Just as it took many years for Joseph’s dreams to be fulfilled, it has taken many years for me to start writing and to have my dream of being published a reality. I don’t think it is a coincidence that I listened to a sermon on Joseph that very morning—and I certainly don’t think it is coincidence that all of this has taken place since I asked God to help me quit living in my power and asked Him to live my life through me. I don’t know what God will do from here, but I know that He has plans for me. I know that I did not go through a very public and painful time of trial just for myself. I told God from the very beginning that I would take this trial and walk through it, but He better make the end results worth it. I’ve always said that this pain would not be in vain—that it would be to help and encourage others. God knows my heart and all of my dreams, and I am learning day by day to trust Him to carry them to completion.

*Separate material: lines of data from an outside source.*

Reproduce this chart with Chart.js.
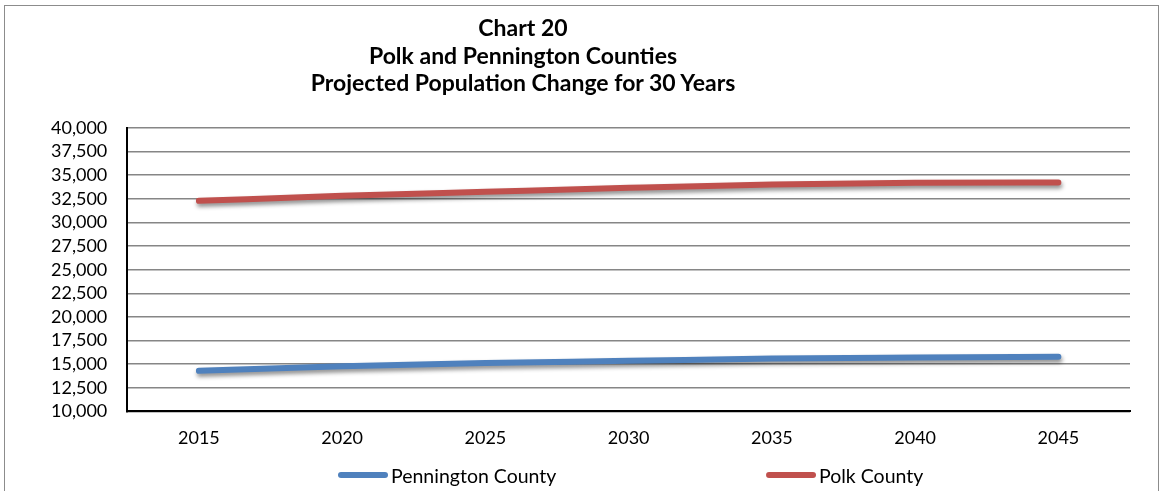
<!DOCTYPE html>
<html>
<head>
<meta charset="utf-8">
<script src="https://cdn.jsdelivr.net/npm/chart.js@4"></script>
<style>
  html, body { margin: 0; padding: 0; background: #fff; }
  #wrap { position: relative; width: 1162px; height: 491px; overflow: hidden; }
  #frame { position: absolute; left: 4px; top: 5px; width: 1155px; height: 500px; border: 1px solid #8c8c8c; box-sizing: border-box; }
  #title { position: absolute; left: 0; top: 14px; width: 1046px; text-align: center; font-family: Lato, "Open Sans", sans-serif; font-weight: bold; font-size: 23px; line-height: 27.5px; color: #000; }
  #legend { position: absolute; top: 462px; left: 0; width: 1162px; height: 26px; font-family: Lato, "Open Sans", sans-serif; font-size: 19.5px; color: #000; }
  .item { position: absolute; display: flex; align-items: center; height: 26px; }
  .swatch { width: 50px; height: 6px; border-radius: 3px; margin-right: 3px; }
</style>
</head>
<body>
<div id="wrap">
  <div id="frame"></div>
  <canvas id="chart" width="1162" height="491" style="position:absolute;left:0;top:0;"></canvas>
  <div id="title"></div>
  <div id="legend"></div>
</div>
<script>
// Chart data
const years = ['2015', '2020', '2025', '2030', '2035', '2040', '2045'];
const pennington = [14300, 14790, 15130, 15350, 15600, 15710, 15780];
const polk = [32290, 32820, 33250, 33670, 34020, 34200, 34230];
const titleLines = ['Chart 20', 'Polk and Pennington Counties', 'Projected Population Change for 30 Years'];

const seriesNames = ['Pennington County', 'Polk County'];
const seriesColors = ['#4f81bd', '#c0504d'];
const legendLeft = [338, 766];
const FONT = 'Lato, "Open Sans", sans-serif';

// drop shadow under the lines, like the original
const lineShadow = {
    id: 'lineShadow',
    beforeDatasetsDraw(chart) {
        const c = chart.ctx;
        c.save();
        c.shadowColor = 'rgba(0,0,0,0.45)';
        c.shadowBlur = 4;
        c.shadowOffsetX = 1;
        c.shadowOffsetY = 3;
    },
    afterDatasetsDraw(chart) {
        chart.ctx.restore();
    }
};

function drawChart() {
    const ctx = document.getElementById('chart').getContext('2d');
    new Chart(ctx, {
        type: 'line',
        data: {
            labels: years,
            datasets: [pennington, polk].map((vals, i) => ({
                label: seriesNames[i],
                data: vals,
                borderColor: seriesColors[i],
                backgroundColor: seriesColors[i],
                borderWidth: 6,
                borderCapStyle: 'round',
                cubicInterpolationMode: 'monotone',
                pointRadius: 0,
                fill: false
            }))
        },
        options: {
            responsive: false,
            animation: false,
            layout: { padding: { left: 31, right: 32, top: 128, bottom: 26 } },
            plugins: {
                legend: { display: false },
                tooltip: { enabled: false },
                title: { display: false }
            },
            scales: {
                x: {
                    offset: true,
                    grid: { display: false, drawTicks: false },
                    border: { color: '#000', width: 2 },
                    ticks: { color: '#000', padding: 16, maxRotation: 0, font: { family: FONT, size: 18 } }
                },
                y: {
                    min: 10000,
                    max: 40000,
                    ticks: {
                        stepSize: 2500,
                        autoSkip: false,
                        color: '#000',
                        padding: 20,
                        font: { family: FONT, size: 18 },
                        callback: v => v.toLocaleString('en-US')
                    },
                    grid: { color: '#868686', lineWidth: 1.5, drawTicks: false },
                    border: { color: '#000', width: 2 }
                }
            }
        },
        plugins: [lineShadow]
    });
}

document.getElementById('title').innerHTML = titleLines.join('<br>');

// legend
document.getElementById('legend').innerHTML = seriesNames.map((name, i) => `
    <div class="item" style="left:${legendLeft[i]}px;">
        <span class="swatch" style="background:${seriesColors[i]};"></span>${name}
    </div>
`).join('');

Promise.all([
    document.fonts.load('18px Lato'),
    document.fonts.load('bold 23px Lato')
]).then(drawChart, drawChart);
</script>
</body>
</html>
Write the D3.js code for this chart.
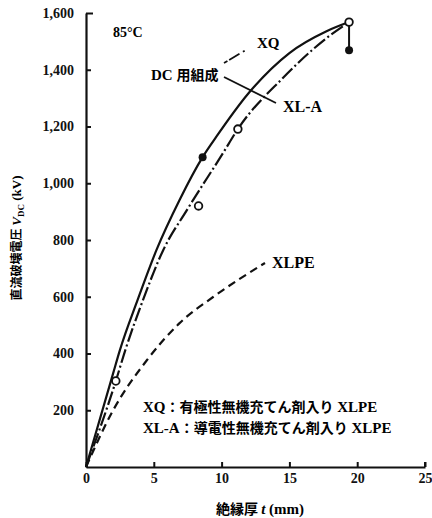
<!DOCTYPE html>
<html>
<head>
<meta charset="utf-8">
<script src="https://cdn.jsdelivr.net/npm/d3@7"></script>
<style>
  html, body { margin: 0; padding: 0; background: #fff; }
  svg { display: block; }
  .serif { font-family: "Liberation Serif", "DejaVu Serif", serif; font-weight: bold; }
  .jp { font-family: "Noto Sans CJK JP", sans-serif; font-weight: bold; }
</style>
</head>
<body>
<svg id="chart" width="432" height="518"></svg>
<script>
// Insulation thickness (mm) vs DC breakdown voltage (kV), 85°C
const xTicks = [0, 5, 10, 15, 20, 25];
const yTicks = [200, 400, 600, 800, 1000, 1200, 1400, 1600];

// XQ curve (solid)
const xqT = [0, 2.0, 2.5, 3.8, 5.2, 6.9, 8.6, 9.6, 12.0, 15.0, 17.7, 19.4];
const xqV = [0, 330, 412, 588, 765, 941, 1092, 1163, 1318, 1459, 1535, 1568];
// XL-A curve (dash-dot)
const xlaT = [0, 2.2, 2.9, 4.2, 5.7, 7.45, 10.1, 11.2, 14.5, 17.7, 19.4];
const xlaV = [0, 303, 412, 588, 765, 906, 1106, 1191, 1370, 1510, 1568];
// XLPE curve (dashed)
const xlpeT = [0, 2.0, 4.5, 6.9, 9.4, 13.2];
const xlpeV = [0, 200, 377, 507, 600, 719];

// Measured points
const xqPtT = [8.6, 19.4];
const xqPtV = [1092, 1469];
const xlaPtT = [2.2, 8.3, 11.2, 19.4];
const xlaPtV = [303, 920, 1191, 1568];

const svg = d3.select("#chart");
const x = d3.scaleLinear().domain([0, 25]).range([86, 425]);
const y = d3.scaleLinear().domain([0, 1600]).range([467, 13]);

// Axes
const xAxis = d3.axisBottom(x).tickValues(xTicks).tickSizeInner(-5).tickSizeOuter(0).tickPadding(6);
const yAxis = d3.axisLeft(y).tickValues(yTicks).tickFormat(d3.format(",")).tickSizeInner(-5).tickSizeOuter(0).tickPadding(12);

const gx = svg.append("g").attr("transform", `translate(0,${y(0)})`).call(xAxis);
const gy = svg.append("g").attr("transform", `translate(${x(0)},0)`).call(yAxis);
[gx, gy].forEach(g => {
  g.select(".domain").attr("stroke", "#111").attr("stroke-width", 2.2);
  g.selectAll(".tick line").attr("stroke", "#111").attr("stroke-width", 2);
  g.selectAll(".tick text").attr("class", "serif").attr("font-size", 14).attr("fill", "#111");
});
// right end tick on the x axis
svg.append("line").attr("x1", x(25)).attr("x2", x(25)).attr("y1", y(0)).attr("y2", y(0) - 5)
  .attr("stroke", "#111").attr("stroke-width", 2);
// top tick on the y axis
gy.selectAll(".tick").filter(d => d === 1600).select("line").attr("x2", 7);

const line = d3.line().x(d => x(d[0])).y(d => y(d[1])).curve(d3.curveMonotoneX);
const zip = (a, b) => a.map((v, i) => [v, b[i]]);

svg.append("path").datum(zip(xqT, xqV)).attr("d", line)
  .attr("fill", "none").attr("stroke", "#111").attr("stroke-width", 2.2);
svg.append("path").datum(zip(xlaT, xlaV)).attr("d", line)
  .attr("fill", "none").attr("stroke", "#111").attr("stroke-width", 2.2)
  .attr("stroke-dasharray", "14,3,2,3");
svg.append("path").datum(zip(xlpeT, xlpeV)).attr("d", line)
  .attr("fill", "none").attr("stroke", "#111").attr("stroke-width", 2.2)
  .attr("stroke-dasharray", "8,5");

// range bar at 20 mm
svg.append("line")
  .attr("x1", x(xqPtT[1])).attr("x2", x(xqPtT[1]))
  .attr("y1", y(xlaPtV[3])).attr("y2", y(xqPtV[1]))
  .attr("stroke", "#111").attr("stroke-width", 2);

svg.selectAll("circle.xla").data(zip(xlaPtT, xlaPtV)).join("circle")
  .attr("class", "xla").attr("cx", d => x(d[0])).attr("cy", d => y(d[1])).attr("r", 3.8)
  .attr("fill", "#fff").attr("stroke", "#111").attr("stroke-width", 1.8);
svg.selectAll("circle.xq").data(zip(xqPtT, xqPtV)).join("circle")
  .attr("class", "xq").attr("cx", d => x(d[0])).attr("cy", d => y(d[1])).attr("r", 4)
  .attr("fill", "#111");

// Annotations
svg.append("text").attr("class", "serif").attr("x", 113).attr("y", 37).attr("font-size", 14).text("85°C");
const dc = svg.append("text").attr("x", 151).attr("y", 80).attr("font-size", 15);
dc.append("tspan").attr("class", "serif").text("DC ");
dc.append("tspan").attr("class", "jp").attr("font-size", 14).text("用組成");
svg.append("line").attr("x1", 224).attr("y1", 63).attr("x2", 251).attr("y2", 47)
  .attr("stroke", "#111").attr("stroke-width", 1.8).attr("stroke-dasharray", "4,2,12");
svg.append("text").attr("class", "serif").attr("x", 257).attr("y", 48).attr("font-size", 15).text("XQ");
svg.append("line").attr("x1", 224).attr("y1", 77).attr("x2", 276).attr("y2", 103)
  .attr("stroke", "#111").attr("stroke-width", 1.8);
svg.append("text").attr("class", "serif").attr("x", 283).attr("y", 112).attr("font-size", 16).text("XL-A");
svg.append("text").attr("class", "serif").attr("x", 272).attr("y", 268).attr("font-size", 16).text("XLPE");

// Legend
const legend = [
  ["XQ", "：有極性無機充てん剤入り", " XLPE"],
  ["XL-A", "：導電性無機充てん剤入り", " XLPE"]
];
legend.forEach((row, i) => {
  const t = svg.append("text").attr("x", 143).attr("y", 412 + i * 21).attr("font-size", 15);
  t.append("tspan").attr("class", "serif").text(row[0]);
  t.append("tspan").attr("class", "jp").attr("font-size", 14).text(row[1]);
  t.append("tspan").attr("class", "serif").text(row[2]);
});

// Axis titles
const xt = svg.append("text").attr("x", 260).attr("y", 514).attr("text-anchor", "middle").attr("font-size", 15);
xt.append("tspan").attr("class", "jp").attr("font-size", 14).text("絶縁厚 ");
xt.append("tspan").attr("class", "serif").attr("font-style", "italic").text("t");
xt.append("tspan").attr("class", "serif").text(" (mm)");

const yt = svg.append("text").attr("transform", "translate(21,238) rotate(-90)")
  .attr("text-anchor", "middle").attr("font-size", 13);
yt.append("tspan").attr("class", "jp").attr("font-size", 12).text("直流破壊電圧 ");
yt.append("tspan").attr("class", "serif").attr("font-style", "italic").text("V");
yt.append("tspan").attr("class", "serif").attr("font-size", 9).attr("dy", 3).text("DC");
yt.append("tspan").attr("class", "serif").attr("dy", -3).text(" (kV)");
</script>
</body>
</html>
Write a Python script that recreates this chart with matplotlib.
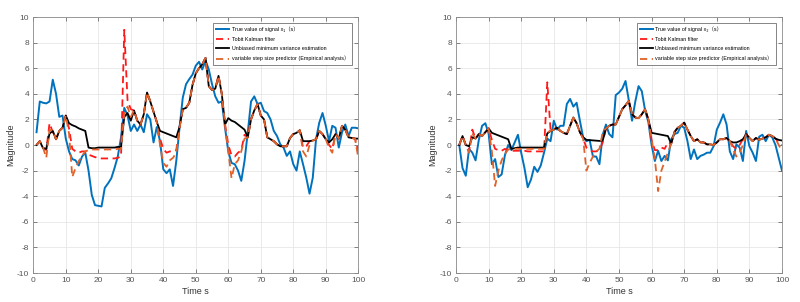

When God is silent, He is never still.
I recently heard this quote while listening to a sermon (you see, I run quite a bit and always use that time to focus on God). I was overwhelmed by it, realizing that even though I wasn’t seeing movement toward my dreams, I have no idea what God is doing in the background. Now, this quote rings even more loudly in my ears as I see how God was working to create the perfect connections at the perfect time. I hope one day I truly learn to trust Him fully!
I share this story for one reason—there are some of you out there who feel as if God has abandoned you, as if your dreams are dying a long, painful death. Please don’t give up! You have no idea what God has planned, what He is doing in the background to make your dreams become a reality.
In a wealthy home some utensils are made of gold and silver, and some are made of wood and clay. The expensive utensils are used for special occasions, and the cheap ones are for everyday use. If you keep yourself pure, you will be a special utensil for honorable use. Your life will be clean, and you will be ready for the Master to use you for every good work. 2 Timothy 2:20
Lord, I offer my life to you. I pray that I will be a vessel for honor, sanctified, useful to you, prepared for every good work.
(And, just for the record, God has already made the pain I have experienced worthwhile. My life is so much sweeter and enjoyable than I ever dreamed possible. Even if God never gave me another opportunity to write for His glory, I would be forever thankful for the journey I have walked through. It has made me a much better, stronger, deeper, more compassionate person than I ever dreamed possible. God never allows our pain to be in vain!)